Wahr ist, dass Slowenien den Arbeitsmarkt und das Rentensystem dringend reformieren muss. Der Kündigungsschutz muss gelockert werden und Arbeitszeiten müssen – gerade in der Krise – flexibler gestaltet werden. Und: Slowenien erlaubt es sich, seine Bürger schon mit 58 Jahren in den Ruhestand zu schicken, viele gehen bereits mit 57 Jahren. Kein anderes Industrieland hat ein derart geringes, offizielles Renteneintrittsalter.
Wer in Europa wann in Rente geht
Der neue französische Präsident François Hollande hat die Rentenreform seines Vorgängers aufgeweicht. Personen mit langer Erwerbsbiografie können künftig wieder mit 60 Jahren in Rente gehen. Für alle anderen Arbeitnehmer gilt das bei der Rentenreform 2010 festgelegte Renteneintrittsalter von 62 Jahren. Das offizielle Einstiegsalter liegt bisher bei 61,5 Jahren – faktisch mit durchschnittlich 58,8 Jahren aber deutlich früher. Sechs von zehn Franzosen sind ohne Arbeit, wenn sie die Rente beantragen. Die Zeit bis zur Auszahlung der ersten Pension, die im Schnitt bei 1400 Euro pro Monat liegt, wird oft mit Arbeitslosengeld überbrückt. Frankreich gibt 280 Milliarden Euro pro Jahr für Renten aus, etwa ein Viertel der Staatsausgaben.

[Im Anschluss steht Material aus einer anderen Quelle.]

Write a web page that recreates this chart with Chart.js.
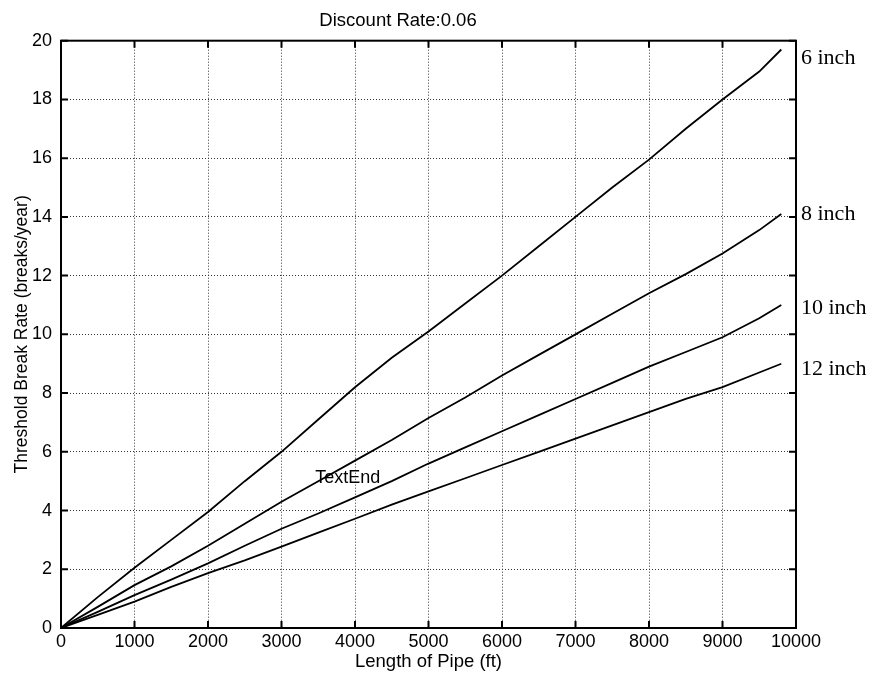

Das Rentensystem habe ein Loch von 32 Milliarden Euro.
Bis zum Ende der Dekade soll das Rentenalter auf 66 und später auf 67 Jahre erhöht werden. Mehr als 800.000 Menschen werden 2012 die Altersgrenze von 65 erreichen, aber nur eine Rente von wöchentlich 102,25 Pfund (148 Euro) beziehen. Das kostet rund 129 Milliarden Pfund – oder 18 Prozent des Staatshaushalts. Die Staatsrente soll in absehbarer Zeit in eine Bürgerrente von rund 140 Pfund pro Woche verwandelt werden – nur eine homöopathische Aufbesserung. Deshalb dürfen britische Rentner weiter arbeiten und verdienen, so viel sie wollen, um die magere Rente aufzubessern.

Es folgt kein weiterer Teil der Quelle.